EXERCISE TASK = Everything from the first line of the data through the line with "const yTicks = [0, 10, 20, 30, 40, 50, 60];" is to be echoed exactly, minus the pictures.
::: RECORDS SUPPLIED
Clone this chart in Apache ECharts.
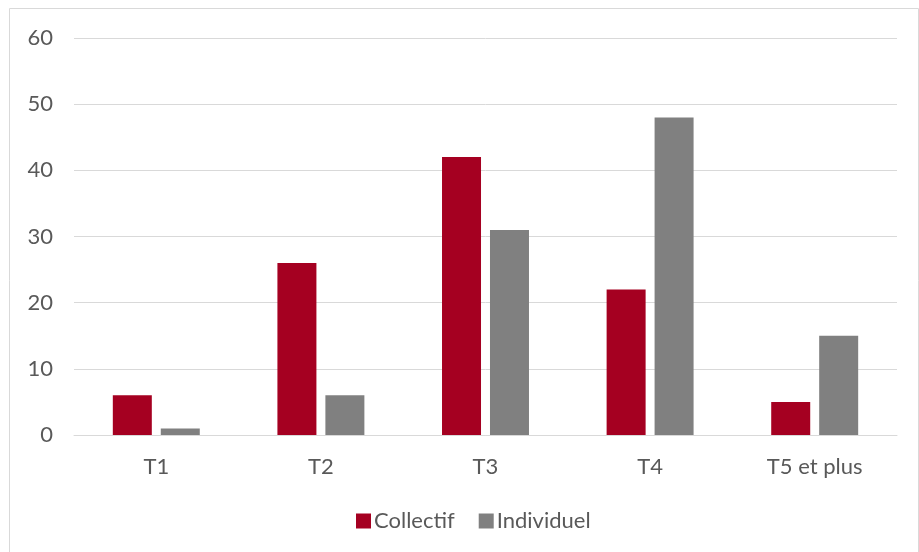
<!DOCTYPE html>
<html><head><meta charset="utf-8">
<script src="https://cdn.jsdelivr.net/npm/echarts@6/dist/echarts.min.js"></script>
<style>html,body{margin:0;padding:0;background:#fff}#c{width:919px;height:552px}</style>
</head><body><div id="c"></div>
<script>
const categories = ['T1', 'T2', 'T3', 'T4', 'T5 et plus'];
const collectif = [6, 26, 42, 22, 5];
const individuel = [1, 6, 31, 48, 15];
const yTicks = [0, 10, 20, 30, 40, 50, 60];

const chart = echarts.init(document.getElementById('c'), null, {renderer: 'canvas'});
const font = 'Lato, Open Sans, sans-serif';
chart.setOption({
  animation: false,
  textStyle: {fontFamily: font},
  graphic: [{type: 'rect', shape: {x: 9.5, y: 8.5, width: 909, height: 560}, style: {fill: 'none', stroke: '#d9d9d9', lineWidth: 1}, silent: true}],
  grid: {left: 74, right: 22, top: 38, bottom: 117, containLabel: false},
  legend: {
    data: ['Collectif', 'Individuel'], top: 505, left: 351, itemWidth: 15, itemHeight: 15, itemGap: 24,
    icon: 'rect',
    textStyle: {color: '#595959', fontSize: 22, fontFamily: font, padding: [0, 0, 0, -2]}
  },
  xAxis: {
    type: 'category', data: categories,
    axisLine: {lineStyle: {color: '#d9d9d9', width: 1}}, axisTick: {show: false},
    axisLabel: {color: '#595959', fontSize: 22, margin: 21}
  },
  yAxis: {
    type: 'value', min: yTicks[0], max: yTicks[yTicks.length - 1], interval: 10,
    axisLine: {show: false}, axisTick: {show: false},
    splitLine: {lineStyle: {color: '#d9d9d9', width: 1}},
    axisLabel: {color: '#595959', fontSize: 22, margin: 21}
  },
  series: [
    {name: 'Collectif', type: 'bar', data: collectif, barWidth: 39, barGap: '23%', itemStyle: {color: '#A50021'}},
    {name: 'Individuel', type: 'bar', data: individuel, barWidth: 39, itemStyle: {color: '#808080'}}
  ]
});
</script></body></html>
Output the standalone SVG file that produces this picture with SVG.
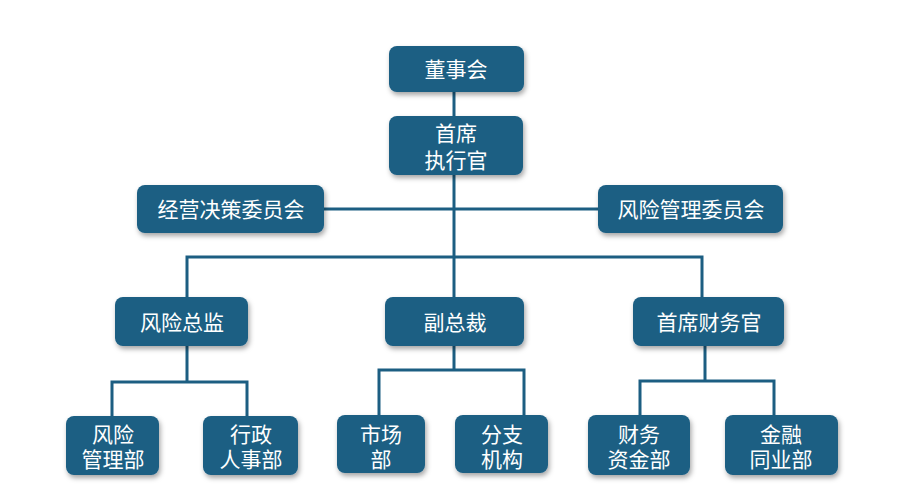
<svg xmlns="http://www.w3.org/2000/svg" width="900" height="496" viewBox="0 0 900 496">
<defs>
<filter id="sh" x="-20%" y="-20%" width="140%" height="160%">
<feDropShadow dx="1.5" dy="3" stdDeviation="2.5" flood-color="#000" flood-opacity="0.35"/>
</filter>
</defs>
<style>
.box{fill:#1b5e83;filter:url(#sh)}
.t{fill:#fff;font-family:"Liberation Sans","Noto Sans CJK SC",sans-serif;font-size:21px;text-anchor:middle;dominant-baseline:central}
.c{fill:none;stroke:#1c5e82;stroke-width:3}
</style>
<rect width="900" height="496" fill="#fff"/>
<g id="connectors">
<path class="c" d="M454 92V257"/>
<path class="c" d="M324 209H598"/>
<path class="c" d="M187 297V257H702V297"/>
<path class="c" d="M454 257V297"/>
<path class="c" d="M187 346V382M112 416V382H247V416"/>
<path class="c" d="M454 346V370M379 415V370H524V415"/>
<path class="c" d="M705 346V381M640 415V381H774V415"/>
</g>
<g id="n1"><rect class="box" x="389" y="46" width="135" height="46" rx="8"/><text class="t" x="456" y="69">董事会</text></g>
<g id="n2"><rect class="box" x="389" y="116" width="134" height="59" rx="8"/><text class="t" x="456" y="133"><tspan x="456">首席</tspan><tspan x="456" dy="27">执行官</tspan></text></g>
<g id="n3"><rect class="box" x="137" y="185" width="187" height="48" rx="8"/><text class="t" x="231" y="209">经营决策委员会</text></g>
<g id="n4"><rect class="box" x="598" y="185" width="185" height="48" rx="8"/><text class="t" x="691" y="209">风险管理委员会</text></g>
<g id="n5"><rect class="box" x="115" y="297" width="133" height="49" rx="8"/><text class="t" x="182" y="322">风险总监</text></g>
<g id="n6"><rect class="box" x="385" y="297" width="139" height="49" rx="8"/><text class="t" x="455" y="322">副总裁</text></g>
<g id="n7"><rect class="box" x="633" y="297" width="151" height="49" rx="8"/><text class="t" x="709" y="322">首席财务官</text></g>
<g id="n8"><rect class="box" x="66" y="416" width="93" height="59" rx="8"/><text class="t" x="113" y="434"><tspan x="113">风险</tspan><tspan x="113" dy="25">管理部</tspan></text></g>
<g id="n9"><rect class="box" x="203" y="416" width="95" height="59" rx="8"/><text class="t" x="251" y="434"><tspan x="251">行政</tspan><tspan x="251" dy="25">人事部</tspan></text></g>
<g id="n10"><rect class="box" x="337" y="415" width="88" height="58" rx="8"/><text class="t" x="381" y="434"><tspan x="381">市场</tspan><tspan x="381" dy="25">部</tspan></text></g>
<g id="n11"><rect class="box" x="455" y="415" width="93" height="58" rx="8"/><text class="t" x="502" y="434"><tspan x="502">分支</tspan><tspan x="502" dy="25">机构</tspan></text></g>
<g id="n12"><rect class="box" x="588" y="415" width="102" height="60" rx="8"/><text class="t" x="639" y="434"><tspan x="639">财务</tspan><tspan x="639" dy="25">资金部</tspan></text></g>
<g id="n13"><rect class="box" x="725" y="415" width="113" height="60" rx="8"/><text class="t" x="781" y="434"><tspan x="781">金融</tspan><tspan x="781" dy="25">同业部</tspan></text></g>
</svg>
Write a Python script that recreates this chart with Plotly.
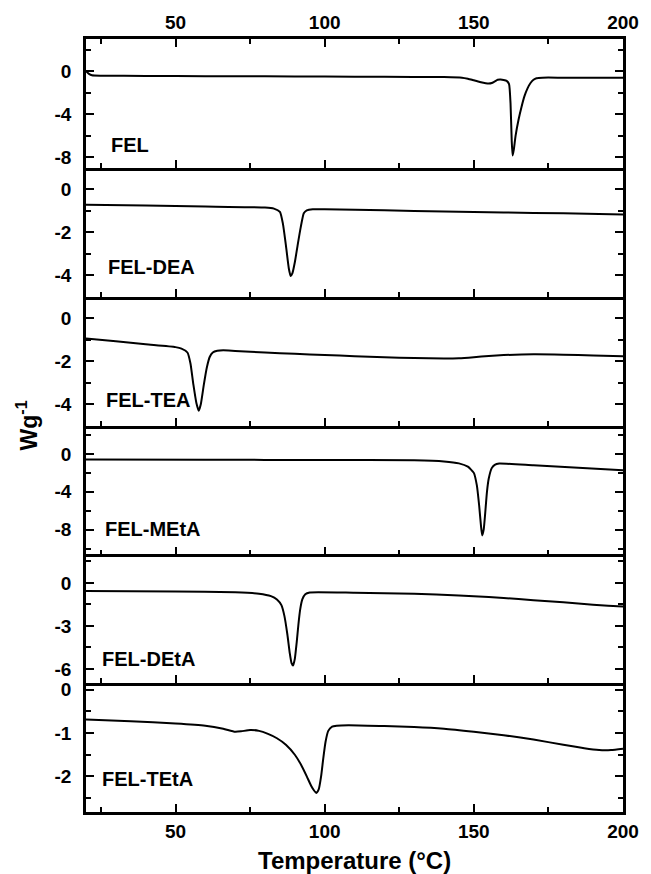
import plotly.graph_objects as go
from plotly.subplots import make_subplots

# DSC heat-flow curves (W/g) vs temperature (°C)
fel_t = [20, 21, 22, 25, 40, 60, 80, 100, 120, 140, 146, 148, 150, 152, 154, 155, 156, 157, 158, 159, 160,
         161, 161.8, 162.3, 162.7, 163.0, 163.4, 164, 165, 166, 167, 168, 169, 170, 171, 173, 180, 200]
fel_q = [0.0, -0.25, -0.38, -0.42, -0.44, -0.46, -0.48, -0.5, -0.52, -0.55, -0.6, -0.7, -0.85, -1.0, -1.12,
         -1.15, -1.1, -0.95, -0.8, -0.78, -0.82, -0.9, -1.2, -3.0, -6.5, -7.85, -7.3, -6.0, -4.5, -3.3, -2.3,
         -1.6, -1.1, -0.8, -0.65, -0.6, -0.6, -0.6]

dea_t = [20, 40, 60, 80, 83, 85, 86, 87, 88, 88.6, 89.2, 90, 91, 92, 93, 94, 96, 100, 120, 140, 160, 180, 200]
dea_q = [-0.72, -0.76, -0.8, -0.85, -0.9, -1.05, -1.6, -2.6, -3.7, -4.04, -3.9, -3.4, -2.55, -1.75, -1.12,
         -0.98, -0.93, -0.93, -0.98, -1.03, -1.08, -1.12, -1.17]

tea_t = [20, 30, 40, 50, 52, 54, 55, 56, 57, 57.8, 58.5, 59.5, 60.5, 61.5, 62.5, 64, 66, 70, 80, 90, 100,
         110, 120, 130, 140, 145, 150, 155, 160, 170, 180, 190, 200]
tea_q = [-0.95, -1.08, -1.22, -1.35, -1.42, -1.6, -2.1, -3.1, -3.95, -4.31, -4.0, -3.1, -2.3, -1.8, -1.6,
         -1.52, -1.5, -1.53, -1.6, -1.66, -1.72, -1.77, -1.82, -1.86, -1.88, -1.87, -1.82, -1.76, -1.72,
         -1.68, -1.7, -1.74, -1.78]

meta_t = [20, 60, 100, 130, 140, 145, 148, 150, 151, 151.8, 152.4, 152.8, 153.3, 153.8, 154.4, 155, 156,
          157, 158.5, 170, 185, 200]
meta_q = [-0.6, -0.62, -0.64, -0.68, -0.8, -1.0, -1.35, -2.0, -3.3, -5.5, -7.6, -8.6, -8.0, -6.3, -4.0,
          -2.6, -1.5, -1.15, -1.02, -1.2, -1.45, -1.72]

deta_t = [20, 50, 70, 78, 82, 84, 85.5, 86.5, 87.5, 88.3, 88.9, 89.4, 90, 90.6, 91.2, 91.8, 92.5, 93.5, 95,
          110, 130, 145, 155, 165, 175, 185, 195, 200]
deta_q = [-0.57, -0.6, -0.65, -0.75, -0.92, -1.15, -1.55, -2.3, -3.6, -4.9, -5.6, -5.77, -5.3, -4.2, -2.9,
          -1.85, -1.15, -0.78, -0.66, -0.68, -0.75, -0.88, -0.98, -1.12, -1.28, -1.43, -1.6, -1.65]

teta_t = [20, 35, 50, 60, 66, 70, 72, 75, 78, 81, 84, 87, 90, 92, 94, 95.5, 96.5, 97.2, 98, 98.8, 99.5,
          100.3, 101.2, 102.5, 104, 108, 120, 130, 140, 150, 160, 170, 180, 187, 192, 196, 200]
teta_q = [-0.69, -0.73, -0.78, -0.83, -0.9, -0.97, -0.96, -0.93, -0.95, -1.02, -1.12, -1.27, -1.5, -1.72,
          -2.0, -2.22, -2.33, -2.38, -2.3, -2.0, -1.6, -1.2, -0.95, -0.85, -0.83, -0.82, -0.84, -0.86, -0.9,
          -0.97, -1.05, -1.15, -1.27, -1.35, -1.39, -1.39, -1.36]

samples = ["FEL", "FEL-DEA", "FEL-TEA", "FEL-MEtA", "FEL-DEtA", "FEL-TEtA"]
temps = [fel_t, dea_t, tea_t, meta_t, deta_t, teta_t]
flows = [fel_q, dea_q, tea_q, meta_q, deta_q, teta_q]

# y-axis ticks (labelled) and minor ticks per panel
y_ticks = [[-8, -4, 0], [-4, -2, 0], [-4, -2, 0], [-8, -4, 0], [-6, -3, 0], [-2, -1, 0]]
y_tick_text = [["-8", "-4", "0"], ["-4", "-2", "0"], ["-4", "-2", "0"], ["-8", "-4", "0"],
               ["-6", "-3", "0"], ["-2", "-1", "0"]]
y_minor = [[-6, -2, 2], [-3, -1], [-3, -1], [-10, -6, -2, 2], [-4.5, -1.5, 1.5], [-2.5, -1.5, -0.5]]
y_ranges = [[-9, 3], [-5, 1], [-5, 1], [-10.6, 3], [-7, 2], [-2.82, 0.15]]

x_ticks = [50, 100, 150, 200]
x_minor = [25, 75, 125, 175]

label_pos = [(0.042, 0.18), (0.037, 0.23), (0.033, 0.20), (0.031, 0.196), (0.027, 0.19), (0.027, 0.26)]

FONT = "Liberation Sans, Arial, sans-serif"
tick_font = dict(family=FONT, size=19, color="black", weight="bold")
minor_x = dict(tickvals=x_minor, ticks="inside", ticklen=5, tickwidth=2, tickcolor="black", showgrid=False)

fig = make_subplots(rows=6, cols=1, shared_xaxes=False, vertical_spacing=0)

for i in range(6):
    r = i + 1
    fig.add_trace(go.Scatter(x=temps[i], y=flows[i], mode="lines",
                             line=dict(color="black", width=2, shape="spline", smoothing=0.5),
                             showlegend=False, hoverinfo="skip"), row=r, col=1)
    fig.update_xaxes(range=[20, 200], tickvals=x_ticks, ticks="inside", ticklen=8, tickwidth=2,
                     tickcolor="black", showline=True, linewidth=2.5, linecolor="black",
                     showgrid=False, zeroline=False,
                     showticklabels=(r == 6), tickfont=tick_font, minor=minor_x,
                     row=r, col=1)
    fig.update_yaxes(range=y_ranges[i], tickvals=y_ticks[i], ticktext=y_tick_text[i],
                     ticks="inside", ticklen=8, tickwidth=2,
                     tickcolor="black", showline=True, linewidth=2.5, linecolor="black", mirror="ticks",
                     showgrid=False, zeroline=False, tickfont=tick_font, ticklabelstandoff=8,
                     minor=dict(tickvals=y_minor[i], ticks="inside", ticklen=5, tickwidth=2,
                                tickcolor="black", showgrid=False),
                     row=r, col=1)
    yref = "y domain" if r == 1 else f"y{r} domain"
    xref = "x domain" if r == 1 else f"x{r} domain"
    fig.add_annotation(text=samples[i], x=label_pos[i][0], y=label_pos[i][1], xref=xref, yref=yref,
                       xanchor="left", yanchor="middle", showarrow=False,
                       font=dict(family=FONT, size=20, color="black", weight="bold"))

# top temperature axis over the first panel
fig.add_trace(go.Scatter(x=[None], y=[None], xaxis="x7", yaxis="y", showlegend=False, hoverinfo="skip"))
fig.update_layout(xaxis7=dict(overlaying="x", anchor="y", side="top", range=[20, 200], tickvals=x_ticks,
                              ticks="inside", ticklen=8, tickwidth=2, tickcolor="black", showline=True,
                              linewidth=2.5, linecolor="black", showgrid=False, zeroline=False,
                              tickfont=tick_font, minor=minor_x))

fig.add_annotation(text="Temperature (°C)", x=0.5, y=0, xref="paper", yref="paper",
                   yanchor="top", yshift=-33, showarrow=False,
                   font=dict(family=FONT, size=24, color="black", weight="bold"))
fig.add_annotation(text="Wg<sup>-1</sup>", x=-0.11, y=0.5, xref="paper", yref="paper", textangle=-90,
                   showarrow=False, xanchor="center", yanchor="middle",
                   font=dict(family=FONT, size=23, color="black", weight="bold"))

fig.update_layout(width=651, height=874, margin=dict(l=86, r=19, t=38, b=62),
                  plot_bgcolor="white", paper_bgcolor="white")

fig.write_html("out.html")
::::::
OUTPUT =
Clone this chart in Apache ECharts.
<!DOCTYPE html>
<html><head><meta charset="utf-8">
<script src="https://cdn.jsdelivr.net/npm/echarts@6/dist/echarts.min.js"></script>
<style>html,body{margin:0;padding:0;background:#fff}#c{width:919px;height:552px}</style>
</head><body><div id="c"></div>
<script>
const categories = ['T1', 'T2', 'T3', 'T4', 'T5 et plus'];
const collectif = [6, 26, 42, 22, 5];
const individuel = [1, 6, 31, 48, 15];
const yTicks = [0, 10, 20, 30, 40, 50, 60];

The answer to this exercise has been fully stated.